Exercise details >> Write out the listing below in full and exactly, leaving out every picture.
***
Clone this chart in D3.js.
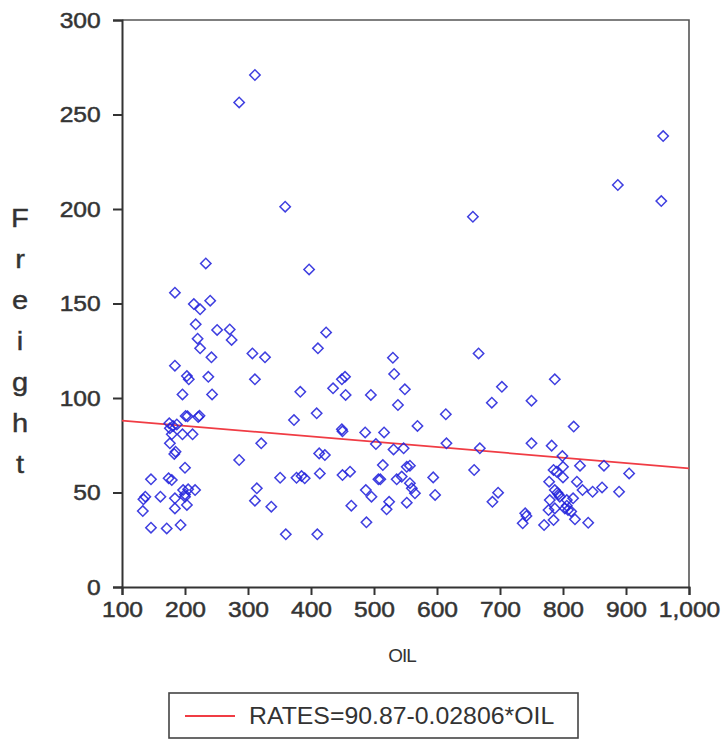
<!DOCTYPE html>
<html>
<head>
<meta charset="utf-8">
<script src="https://cdn.jsdelivr.net/npm/d3@7"></script>
<style>
  html, body { margin: 0; padding: 0; background: #fff; }
  svg { display: block; }
  text { font-family: "Liberation Sans", Arial, sans-serif; fill: #333; }
</style>
</head>
<body>
<svg id="chart" width="722" height="751"></svg>
<script>
// Oil price vs freight rate observations
const oil = [
  311, 286, 359, 233, 397, 184, 214, 240, 224, 217, 251, 271, 274, 220, 224, 242,
  307, 327, 184, 203, 206, 237, 311, 196, 243, 383, 411, 424, 409, 373, 201, 204,
  223, 221, 175, 181, 187, 176, 196, 212, 179, 176, 185, 183, 200, 146, 174, 179,
  197, 205, 216, 200, 184, 161, 137, 134, 200, 203, 184, 133, 146, 171, 193, 286,
  321, 351, 377, 385, 390, 314, 311, 337, 360, 413, 422, 414, 410, 435, 449, 454,
  455, 449, 450, 486, 516, 503, 495, 530, 532, 549, 538, 531, 547, 450, 462, 514,
  507, 510, 536, 544, 552, 487, 496, 464, 524, 520, 552, 488, 666, 703, 687, 614,
  569, 615, 668, 557, 594, 659, 557, 560, 565, 597, 697, 688, 787, 750, 817, 750,
  782, 799, 827, 865, 905, 785, 790, 800, 778, 800, 787, 791, 822, 831, 847, 862,
  889, 779, 795, 806, 816, 777, 787, 803, 808, 819, 785, 770, 840, 740, 742, 736,
  657, 887, 959, 956, 806, 813, 793
];
const freight = [
  270.9, 256.4, 201.2, 171.2, 168.0, 155.7, 149.7, 151.5, 146.9, 139.0, 136.0, 136.3, 130.7, 131.4, 126.3, 121.5,
  123.6, 121.5, 117.1, 111.6, 109.9, 111.2, 109.9, 101.9, 101.9, 103.3, 126.3, 134.7, 91.9, 88.3, 90.5, 90.3,
  90.6, 90.0, 86.6, 85.2, 86.0, 84.0, 80.8, 80.8, 80.8, 76.0, 71.6, 70.4, 63.1, 57.0, 57.5, 56.6,
  51.3, 51.7, 51.3, 49.0, 46.9, 47.8, 47.8, 46.4, 47.8, 43.4, 41.6, 40.2, 31.4, 31.0, 32.8, 67.2,
  76.0, 57.8, 57.8, 58.7, 57.5, 52.2, 45.7, 42.5, 27.9, 70.7, 69.8, 60.1, 27.9, 105.1, 109.9, 111.2,
  101.6, 83.4, 82.4, 81.8, 81.8, 75.6, 101.6, 121.3, 112.7, 104.6, 96.3, 72.8, 73.4, 59.2, 61.0, 64.5,
  57.0, 57.0, 57.0, 58.4, 63.6, 51.3, 47.8, 43.0, 45.1, 41.1, 44.6, 34.2, 123.6, 105.9, 97.5, 91.4,
  85.2, 76.0, 73.4, 64.2, 58.0, 61.9, 54.9, 52.2, 49.6, 48.7, 49.9, 45.1, 109.9, 98.6, 84.9, 76.0,
  74.8, 69.3, 64.2, 64.2, 60.1, 61.9, 61.0, 63.6, 55.7, 58.0, 51.3, 49.9, 55.7, 51.3, 50.4, 52.7,
  50.4, 46.0, 47.8, 46.0, 46.9, 40.7, 41.6, 41.6, 40.7, 35.8, 35.4, 32.8, 34.0, 39.0, 37.6, 33.7,
  195.9, 212.7, 238.6, 204.2, 43.0, 40.0, 49.0
];

// Axis ticks
const xTicks = [100, 200, 300, 400, 500, 600, 700, 800, 900, 1000];
const yTicks = [0, 50, 100, 150, 200, 250, 300];

// Fitted regression: RATES = 90.87 - 0.02806 * OIL
const fitIntercept = 90.87;
const fitSlope = -0.02806;
const fitRange = [100, 1000];
const legendLabel = "RATES=90.87-0.02806*OIL";
const xTitle = "OIL";
const yTitle = "Freight";

const svg = d3.select("#chart");
const x = d3.scaleLinear().domain([100, 1000]).range([122, 689]);
const y = d3.scaleLinear().domain([0, 300]).range([587, 20]);

const data = oil.map((o, i) => ({ oil: o, freight: freight[i] }));

// frame (top and right edges)
svg.append("path")
  .attr("d", `M${x(100)},${y(300)}H${x(1000)}V${y(0)}`)
  .attr("fill", "none").attr("stroke", "#555").attr("stroke-width", 1.6);

// axes
const xAxis = svg.append("g")
  .attr("transform", `translate(0,${y(0)})`)
  .call(d3.axisBottom(x).tickValues(xTicks).tickFormat(d3.format(",")).tickSize(8).tickPadding(6));
const yAxis = svg.append("g")
  .attr("transform", `translate(${x(100)},0)`)
  .call(d3.axisLeft(y).tickValues(yTicks).tickSize(9).tickPadding(10));

[xAxis, yAxis].forEach(g => {
  g.select(".domain").attr("stroke", "#333").attr("stroke-width", 2);
  g.selectAll(".tick line").attr("stroke", "#333").attr("stroke-width", 2);
  g.selectAll(".tick text")
    .attr("font-size", 22)
    .attr("fill", "#3a3a3a")
    .attr("stroke", "#3a3a3a").attr("stroke-width", 0.5)
    .style("font-family", "'Liberation Sans', Arial, sans-serif");
});
xAxis.selectAll(".tick text").attr("transform", "scale(1.12,1)");
yAxis.selectAll(".tick text").attr("transform", "scale(1.12,1)");

// regression line
svg.append("line")
  .attr("x1", x(fitRange[0])).attr("y1", y(fitIntercept + fitSlope * fitRange[0]))
  .attr("x2", x(fitRange[1])).attr("y2", y(fitIntercept + fitSlope * fitRange[1]))
  .attr("stroke", "#f03c44").attr("stroke-width", 1.8);

// scatter markers: open diamonds
const diamond = d3.symbol().type(d3.symbolSquare).size(54);
svg.append("g").selectAll("path")
  .data(data).join("path")
  .attr("d", diamond)
  .attr("transform", d => `translate(${x(d.oil)},${y(d.freight)}) rotate(45)`)
  .attr("fill", "none")
  .attr("stroke", "#2424dc")
  .attr("stroke-opacity", 0.88)
  .attr("stroke-width", 1.5);

// y title, letters stacked vertically
svg.append("g").selectAll("text")
  .data(yTitle.split(""))
  .join("text")
  .attr("transform", (d, i) => `translate(20,${227 + i * 41}) scale(1.12,1)`)
  .attr("text-anchor", "middle")
  .attr("font-size", 26)
  .attr("fill", "#333")
  .attr("stroke", "#333").attr("stroke-width", 0.4)
  .text(d => d);

// x title
svg.append("text")
  .attr("transform", "translate(402,662) scale(1.05,1)")
  .attr("text-anchor", "middle")
  .attr("font-size", 18)
  .attr("letter-spacing", -1)
  .attr("fill", "#333")
  .text(xTitle);

// legend
const legend = svg.append("g");
legend.append("rect")
  .attr("x", 169).attr("y", 693).attr("width", 409).attr("height", 45)
  .attr("fill", "#fff").attr("stroke", "#444").attr("stroke-width", 1.6);
legend.append("line")
  .attr("x1", 185).attr("x2", 235).attr("y1", 716).attr("y2", 716)
  .attr("stroke", "#f03c44").attr("stroke-width", 2);
legend.append("text")
  .attr("transform", "translate(249,724) scale(1.08,1)")
  .attr("font-size", 23)
  .attr("fill", "#333")
  .text(legendLabel);
</script>
</body>
</html>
***
Solution to this problem >>
Clone this chart in D3.js.
<!DOCTYPE html>
<html>
<head>
<meta charset="utf-8">
<script src="https://cdn.jsdelivr.net/npm/d3@7"></script>
<style>
  html, body { margin: 0; padding: 0; background: #fff; }
  svg { display: block; }
  text { font-family: "Liberation Sans", Arial, sans-serif; fill: #333; }
</style>
</head>
<body>
<svg id="chart" width="722" height="751"></svg>
<script>
// Oil price vs freight rate observations
const oil = [
  311, 286, 359, 233, 397, 184, 214, 240, 224, 217, 251, 271, 274, 220, 224, 242,
  307, 327, 184, 203, 206, 237, 311, 196, 243, 383, 411, 424, 409, 373, 201, 204,
  223, 221, 175, 181, 187, 176, 196, 212, 179, 176, 185, 183, 200, 146, 174, 179,
  197, 205, 216, 200, 184, 161, 137, 134, 200, 203, 184, 133, 146, 171, 193, 286,
  321, 351, 377, 385, 390, 314, 311, 337, 360, 413, 422, 414, 410, 435, 449, 454,
  455, 449, 450, 486, 516, 503, 495, 530, 532, 549, 538, 531, 547, 450, 462, 514,
  507, 510, 536, 544, 552, 487, 496, 464, 524, 520, 552, 488, 666, 703, 687, 614,
  569, 615, 668, 557, 594, 659, 557, 560, 565, 597, 697, 688, 787, 750, 817, 750,
  782, 799, 827, 865, 905, 785, 790, 800, 778, 800, 787, 791, 822, 831, 847, 862,
  889, 779, 795, 806, 816, 777, 787, 803, 808, 819, 785, 770, 840, 740, 742, 736,
  657, 887, 959, 956, 806, 813, 793
];
const freight = [
  270.9, 256.4, 201.2, 171.2, 168.0, 155.7, 149.7, 151.5, 146.9, 139.0, 136.0, 136.3, 130.7, 131.4, 126.3, 121.5,
  123.6, 121.5, 117.1, 111.6, 109.9, 111.2, 109.9, 101.9, 101.9, 103.3, 126.3, 134.7, 91.9, 88.3, 90.5, 90.3,
  90.6, 90.0, 86.6, 85.2, 86.0, 84.0, 80.8, 80.8, 80.8, 76.0, 71.6, 70.4, 63.1, 57.0, 57.5, 56.6,
  51.3, 51.7, 51.3, 49.0, 46.9, 47.8, 47.8, 46.4, 47.8, 43.4, 41.6, 40.2, 31.4, 31.0, 32.8, 67.2,
  76.0, 57.8, 57.8, 58.7, 57.5, 52.2, 45.7, 42.5, 27.9, 70.7, 69.8, 60.1, 27.9, 105.1, 109.9, 111.2,
  101.6, 83.4, 82.4, 81.8, 81.8, 75.6, 101.6, 121.3, 112.7, 104.6, 96.3, 72.8, 73.4, 59.2, 61.0, 64.5,
  57.0, 57.0, 57.0, 58.4, 63.6, 51.3, 47.8, 43.0, 45.1, 41.1, 44.6, 34.2, 123.6, 105.9, 97.5, 91.4,
  85.2, 76.0, 73.4, 64.2, 58.0, 61.9, 54.9, 52.2, 49.6, 48.7, 49.9, 45.1, 109.9, 98.6, 84.9, 76.0,
  74.8, 69.3, 64.2, 64.2, 60.1, 61.9, 61.0, 63.6, 55.7, 58.0, 51.3, 49.9, 55.7, 51.3, 50.4, 52.7,
  50.4, 46.0, 47.8, 46.0, 46.9, 40.7, 41.6, 41.6, 40.7, 35.8, 35.4, 32.8, 34.0, 39.0, 37.6, 33.7,
  195.9, 212.7, 238.6, 204.2, 43.0, 40.0, 49.0
];

// Axis ticks
const xTicks = [100, 200, 300, 400, 500, 600, 700, 800, 900, 1000];
const yTicks = [0, 50, 100, 150, 200, 250, 300];

// Fitted regression: RATES = 90.87 - 0.02806 * OIL
const fitIntercept = 90.87;
const fitSlope = -0.02806;
const fitRange = [100, 1000];
const legendLabel = "RATES=90.87-0.02806*OIL";
const xTitle = "OIL";
const yTitle = "Freight";

const svg = d3.select("#chart");
const x = d3.scaleLinear().domain([100, 1000]).range([122, 689]);
const y = d3.scaleLinear().domain([0, 300]).range([587, 20]);

const data = oil.map((o, i) => ({ oil: o, freight: freight[i] }));

// frame (top and right edges)
svg.append("path")
  .attr("d", `M${x(100)},${y(300)}H${x(1000)}V${y(0)}`)
  .attr("fill", "none").attr("stroke", "#555").attr("stroke-width", 1.6);

// axes
const xAxis = svg.append("g")
  .attr("transform", `translate(0,${y(0)})`)
  .call(d3.axisBottom(x).tickValues(xTicks).tickFormat(d3.format(",")).tickSize(8).tickPadding(6));
const yAxis = svg.append("g")
  .attr("transform", `translate(${x(100)},0)`)
  .call(d3.axisLeft(y).tickValues(yTicks).tickSize(9).tickPadding(10));

[xAxis, yAxis].forEach(g => {
  g.select(".domain").attr("stroke", "#333").attr("stroke-width", 2);
  g.selectAll(".tick line").attr("stroke", "#333").attr("stroke-width", 2);
  g.selectAll(".tick text")
    .attr("font-size", 22)
    .attr("fill", "#3a3a3a")
    .attr("stroke", "#3a3a3a").attr("stroke-width", 0.5)
    .style("font-family", "'Liberation Sans', Arial, sans-serif");
});
xAxis.selectAll(".tick text").attr("transform", "scale(1.12,1)");
yAxis.selectAll(".tick text").attr("transform", "scale(1.12,1)");

// regression line
svg.append("line")
  .attr("x1", x(fitRange[0])).attr("y1", y(fitIntercept + fitSlope * fitRange[0]))
  .attr("x2", x(fitRange[1])).attr("y2", y(fitIntercept + fitSlope * fitRange[1]))
  .attr("stroke", "#f03c44").attr("stroke-width", 1.8);

// scatter markers: open diamonds
const diamond = d3.symbol().type(d3.symbolSquare).size(54);
svg.append("g").selectAll("path")
  .data(data).join("path")
  .attr("d", diamond)
  .attr("transform", d => `translate(${x(d.oil)},${y(d.freight)}) rotate(45)`)
  .attr("fill", "none")
  .attr("stroke", "#2424dc")
  .attr("stroke-opacity", 0.88)
  .attr("stroke-width", 1.5);

// y title, letters stacked vertically
svg.append("g").selectAll("text")
  .data(yTitle.split(""))
  .join("text")
  .attr("transform", (d, i) => `translate(20,${227 + i * 41}) scale(1.12,1)`)
  .attr("text-anchor", "middle")
  .attr("font-size", 26)
  .attr("fill", "#333")
  .attr("stroke", "#333").attr("stroke-width", 0.4)
  .text(d => d);

// x title
svg.append("text")
  .attr("transform", "translate(402,662) scale(1.05,1)")
  .attr("text-anchor", "middle")
  .attr("font-size", 18)
  .attr("letter-spacing", -1)
  .attr("fill", "#333")
  .text(xTitle);

// legend
const legend = svg.append("g");
legend.append("rect")
  .attr("x", 169).attr("y", 693).attr("width", 409).attr("height", 45)
  .attr("fill", "#fff").attr("stroke", "#444").attr("stroke-width", 1.6);
legend.append("line")
  .attr("x1", 185).attr("x2", 235).attr("y1", 716).attr("y2", 716)
  .attr("stroke", "#f03c44").attr("stroke-width", 2);
legend.append("text")
  .attr("transform", "translate(249,724) scale(1.08,1)")
  .attr("font-size", 23)
  .attr("fill", "#333")
  .text(legendLabel);
</script>
</body>
</html>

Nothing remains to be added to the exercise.